Why she lived while they passed on still remained a mystery to her. The reel in her mind played on like a 24/7 show: She and Lisa sitting in a corner eating ice cream flakes; her husband, Jeremy, who was having a late morning meeting with the Pacific Sector diplomats was just coming down from the moving walkway. They smiled and waved at him. Her daughter dropped her doll and Lara quickly ducked under the table to retrieve it. There was a blinding light and then there was nothing. She thought about the woman in Hiroshima, a hundred years ago who had her daughter on her lap when the bomb was dropped. The Japanese mother lived to be an old woman but not the daughter who was on her lap, who perished that day. How do you explain something like that?

She had nothing else to live for after that.
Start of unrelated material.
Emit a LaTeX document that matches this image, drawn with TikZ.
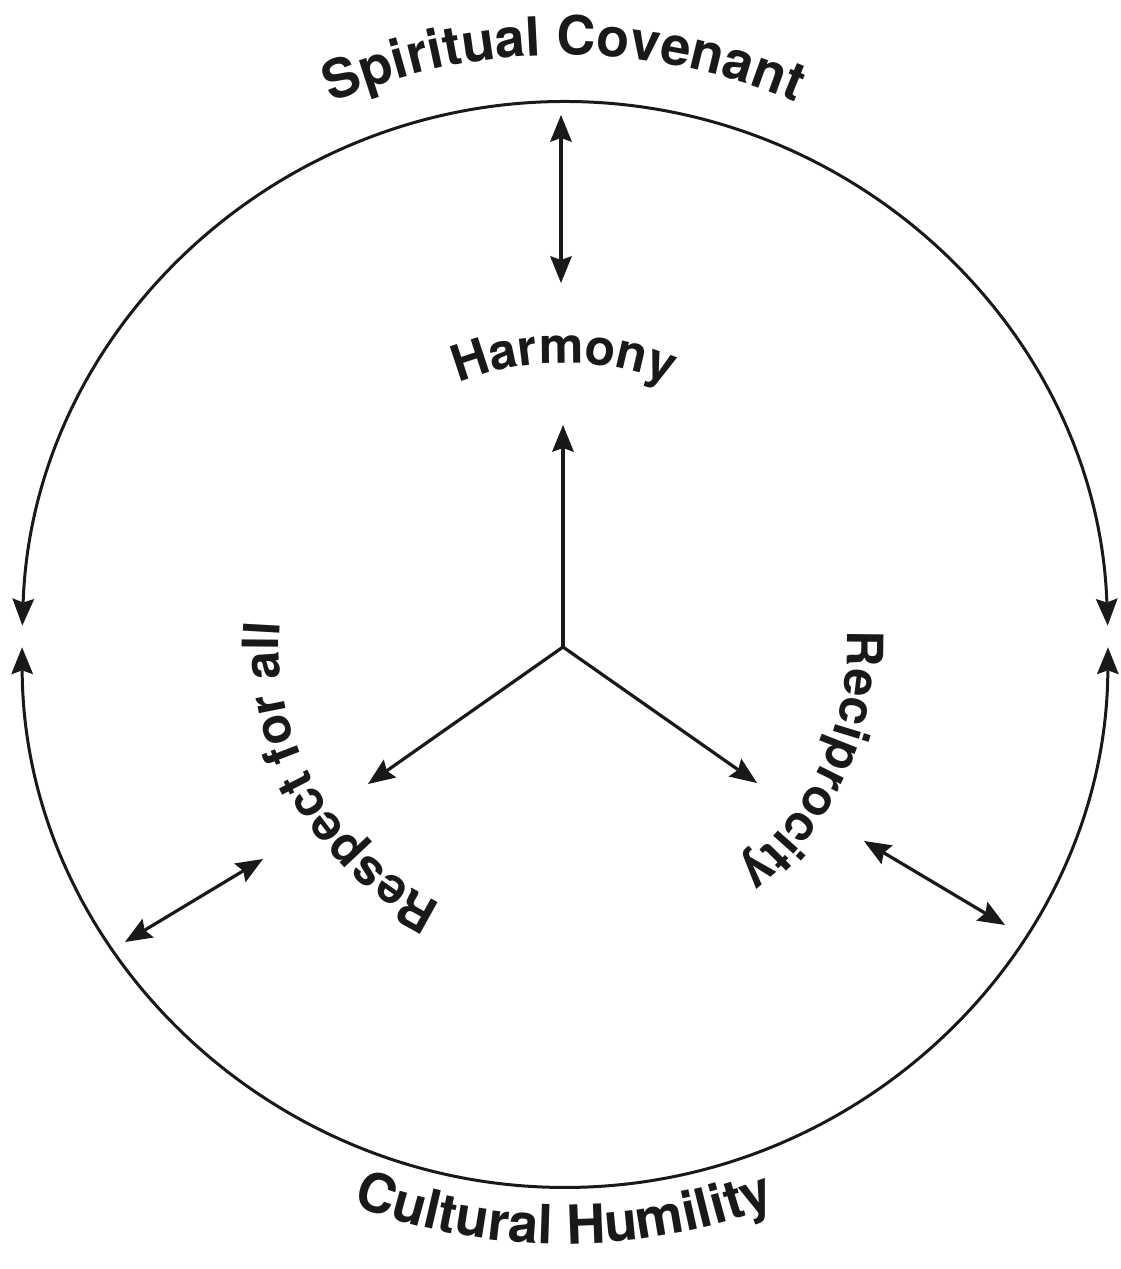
\documentclass[tikz,border=0pt]{standalone}
\usepackage{fontspec}
\setmainfont{TeX Gyre Heros}
\usetikzlibrary{arrows.meta,decorations.text}
\definecolor{ink}{RGB}{25,25,25}
\tikzset{
  headtip/.tip={Stealth[length=27pt,width=22pt,inset=4pt,line width=0pt]},
  one/.style={-headtip},
  both/.style={headtip-headtip},
  conn/.style={line width=3.2pt, draw=ink},
  ring/.style={line width=3pt, draw=ink},
  arctext/.style={decorate, decoration={text along path, text align=center, text color=ink, text={#1}}},
}
\newcommand{\bigfont}{\bfseries\fontsize{54}{60}\selectfont}
\newcommand{\midfont}{\bfseries\fontsize{50}{56}\selectfont}
\begin{document}
\begin{tikzpicture}[x=1pt,y=1pt]
\useasboundingbox (0,0) rectangle (1121,1269);
% centres
\coordinate (C) at (565,624.5);
\coordinate (T) at (564,623);
% outer ring as two arcs with arrow tips
\draw[ring,both] (C) ++(178:543) arc[start angle=178, end angle=2, radius=543];
\draw[ring,both] (C) ++(180.3:543) arc[start angle=180.3, end angle=359.7, radius=543];
% inner tri-arrow
\coordinate (O) at (563,622);
\coordinate (Hup) at (563,844);
\coordinate (Lt) at (368,485);
\coordinate (Rt) at (757,486);
\draw[conn,one] (O) -- (Hup);
\draw[conn,one] (O) -- (Lt);
\draw[conn,one] (O) -- (Rt);
% double arrows
\coordinate (a1) at (561,1154);
\coordinate (a2) at (561,986);
\coordinate (b1) at (125,327);
\coordinate (b2) at (263,410);
\coordinate (c1) at (864,428);
\coordinate (c2) at (1005,344);
\draw[conn,both] (a1) -- (a2);
\draw[conn,both] (b1) -- (b2);
\draw[conn,both] (c1) -- (c2);
% curved texts
\path[arctext={|\bigfont|Spiritual Covenant}] (T) ++(125:591) arc[start angle=125, end angle=55, radius=591];
\path[arctext={|\bigfont|Cultural Humility}] (T) ++(240:598) arc[start angle=240, end angle=300, radius=598];
\path[arctext={|\midfont|Harmony}] (T) ++(125:283) arc[start angle=125, end angle=55, radius=283];
\path[arctext={|\midfont|Respect for all}] (T) ++(265:285) arc[start angle=265, end angle=155, radius=285];
\path[arctext={|\midfont|Reciprocity}] (T) ++(20.5:283) arc[start angle=20.5, end angle=-69.5, radius=283];
\end{tikzpicture}
\end{document}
For two months she did nothing but stared at her family’s photographs and cried. Until one day, she discovered the well in her eyes had become completely dry. That was when Lara joined the World Intelligence Service as an operative. She was first assigned to the Eurasian Sector to track down some liquid metal smugglers. She was efficient and effective. She was dangerous to the enemy not because of her lethal skills but because the part of her brain that regulates fear had vanished like smoke with her husband and daughter in that fateful morning.

Lara was not a vengeful woman, and yet, when she learned that the mastermind of the World Council’s bombing was in Japan, that was where she went. She found him in Bonin Islands, south of the capital city, looking like a prosperous oriental business man. She told herself, all she wanted was to ask him why? But he laughed at her face and called them the collateral damage of war. So she fed him fugu liver and watched him slowly die. Then she went for a swim and was never heard of again.